I told Rose, within the hearing of the girl and the other kids who wandered over, that this girl was concentrating very hard and some people get very upset when their work gets interrupted. When another child piped up that this girl was mean, I said, no, just concentrating. I reminded Rose of a child in her class who gets upset this way. I also told her that she had done nothing wrong and the woodchips belonged to everyone.

I’m assuming the girl was autistic and could not act differently. Part of me wants to accept that we all come with differences and we need to make allowances for each others’ differences. Part of me is pissed.

This girl was mean, viciously angry yelling people out of what was, common space. I’m comfortable making the allowance that she can own the space for a period of time and it would be rude and even cruel for the other kids to intentionally disrupt her work. But I can’t accept that she has to be so nasty. I’m still mad about that.

Scenario 2

We went back to the playground the next day. This time a girl attached herself to Rose. At first, I was pleased that Rose had randomly made a new friend, but then I looked a little more closely at her face and realized she was not happy.

It turns out the girl had glommed on to Rose, and she didn’t know how to extricate herself without hurting the girl’s feelings. I did it for her, trying to give her some stock phrases to use.

And then it happened again. I came over to Rose frozen on top of the climbing equipment.

Debby: How’s it going?
Rose, almost crying: She told me to stay here, and I don’t want to.
Debby: Honey, she’s not the boss of you. The only people who can tell you what to do are me or another grown-up in charge. You don’t have to do what she says.

Again it was clear that the normal ways of interacting were not going to work with this child either. She had no boundaries, did not take hints or even direct “I do not want to play with you now” commands, and she seemed to have an infinite need for attention. She was constantly giving me sticks as presents and demanding I watch her perform a trick on the bars—like a three year old demanding her mother’s attention, except she was nine and I was not her mother.

Still, there was no meanness in this child, no sense of threat if you said no. I put the problem this time on Rose.
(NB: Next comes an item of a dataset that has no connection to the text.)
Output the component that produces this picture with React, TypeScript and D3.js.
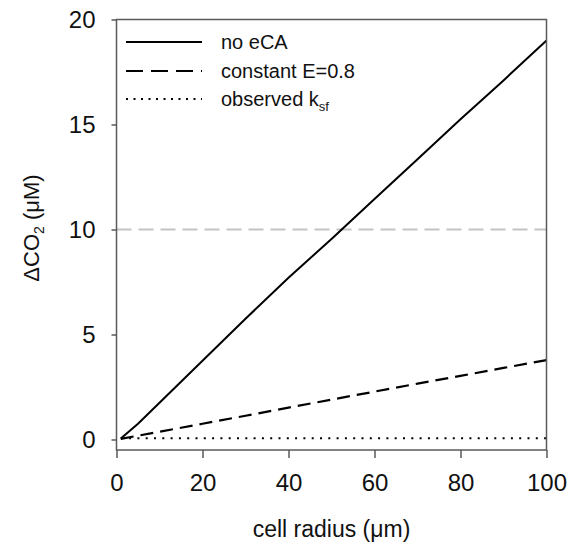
import React, { useEffect, useRef } from 'react';
import * as d3 from 'd3';

// cell radius (um)
const radius = [1, 5, 10, 15, 20, 30, 40, 50, 60, 70, 80, 90, 100];
// delta CO2 (uM) for each series
const noECA = [0.05, 0.75, 1.75, 2.75, 3.75, 5.75, 7.7, 9.55, 11.45, 13.35, 15.25, 17.1, 19.0];
const constE = [0.03, 0.18, 0.37, 0.56, 0.75, 1.13, 1.52, 1.9, 2.28, 2.66, 3.03, 3.41, 3.78];
const observed = [0.06, 0.06, 0.06, 0.06, 0.06, 0.06, 0.06, 0.06, 0.06, 0.06, 0.06, 0.06, 0.06];
const refLevel = 10;

const xTicks = [0, 20, 40, 60, 80, 100];
const yTicks = [0, 5, 10, 15, 20];

const App = () => {
  const ref = useRef<SVGSVGElement | null>(null);

  useEffect(() => {
    const w = 573, h = 550;
    const margin = { left: 116.5, right: 26.5, top: 19.5, bottom: 100 };
    const axisColor = '#5a5a5a';
    const font = 'Liberation Sans, Arial, sans-serif';

    const svg = d3.select(ref.current);
    svg.selectAll('*').remove();

    const x = d3.scaleLinear().domain([0, 100]).range([margin.left, w - margin.right]);
    const y = d3.scaleLinear().domain([-0.5, 20]).range([h - margin.bottom, margin.top]);

    // reference line at 10 uM
    svg.append('line')
      .attr('x1', x(0)).attr('x2', x(100))
      .attr('y1', y(refLevel)).attr('y2', y(refLevel))
      .attr('stroke', '#c4c4c4').attr('stroke-width', 2)
      .attr('stroke-dasharray', '15,7');

    const line = d3.line<number>()
      .x((d, i) => x(radius[i]))
      .y((d) => y(d));

    const series = [
      { name: 'no eCA', values: noECA, dash: null, legDash: null, width: 2 },
      { name: 'constant E=0.8', values: constE, dash: '13,7', legDash: '17,8', width: 2.2 },
      { name: 'observed', values: observed, dash: '2,6.3', legDash: '2,5.5', width: 2 },
    ];

    series.forEach((s) => {
      svg.append('path')
        .datum(s.values)
        .attr('d', line)
        .attr('fill', 'none')
        .attr('stroke', '#000')
        .attr('stroke-width', s.width)
        .attr('stroke-dasharray', s.dash);
    });

    // frame
    svg.append('rect')
      .attr('x', x(0)).attr('y', y(20))
      .attr('width', x(100) - x(0)).attr('height', y(-0.5) - y(20))
      .attr('fill', 'none').attr('stroke', axisColor).attr('stroke-width', 1.5);

    const xAxis = svg.append('g')
      .attr('transform', 'translate(0,' + y(-0.5) + ')')
      .call(d3.axisBottom(x).tickValues(xTicks).tickSize(8).tickPadding(16).tickSizeOuter(0));
    const yAxis = svg.append('g')
      .attr('transform', 'translate(' + x(0) + ',0)')
      .call(d3.axisLeft(y).tickValues(yTicks).tickSize(5).tickPadding(16).tickSizeOuter(0));

    [xAxis, yAxis].forEach((g) => {
      g.select('.domain').remove();
      g.selectAll('line').attr('stroke', axisColor).attr('stroke-width', 1.5);
      g.selectAll('text')
        .attr('fill', '#111')
        .style('font-family', font)
        .style('font-size', '24px');
    });

    // axis titles
    svg.append('text')
      .attr('x', (x(0) + x(100)) / 2).attr('y', 537)
      .attr('text-anchor', 'middle')
      .style('font-family', font).style('font-size', '23px').attr('fill', '#111')
      .text('cell radius (\u03bcm)');

    const yt = svg.append('text')
      .attr('transform', 'translate(39,228) rotate(-90)')
      .attr('text-anchor', 'middle')
      .style('font-family', font).style('font-size', '22px').attr('fill', '#111');
    yt.append('tspan').text('\u0394CO');
    yt.append('tspan').attr('dy', 5).style('font-size', '14px').text('2');
    yt.append('tspan').attr('dy', -5).text(' (\u03bcM)');

    // legend
    const legY = [42, 71, 99];
    series.forEach((s, i) => {
      svg.append('line')
        .attr('x1', 126).attr('x2', 202)
        .attr('y1', legY[i]).attr('y2', legY[i])
        .attr('stroke', '#000').attr('stroke-width', 2)
        .attr('stroke-dasharray', s.legDash);
      const t = svg.append('text')
        .attr('x', 221).attr('y', legY[i] + 7)
        .style('font-family', font).style('font-size', '20px').attr('fill', '#111');
      if (i === 2) {
        t.append('tspan').text('observed k');
        t.append('tspan').attr('dy', 5).style('font-size', '13px').text('sf');
      } else {
        t.text(s.name);
      }
    });
  }, []);

  return (
    <svg ref={ref} width={573} height={550}
      style={{ position: 'absolute', left: 0, top: 0, background: '#fff' }} />
  );
};

export default App;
She has got to learn how to stand up for herself and not let kids boss her around. We knew she had a problem with this when she hooked up with the bully at school last year, and we thought the problem was over when she extricated herself from the bully’s clutches. She finally learned she was allowed to go play somewhere else.

But obviously, it ain’t over. This lesson, the “you don’t have to do what another kid tells you” lesson is complicated by the fact that you do sometimes need to do what someone else wants to do. We’ve been having problems in playdates where Rose says no to everything her visiting friend suggests. That’s not ok either.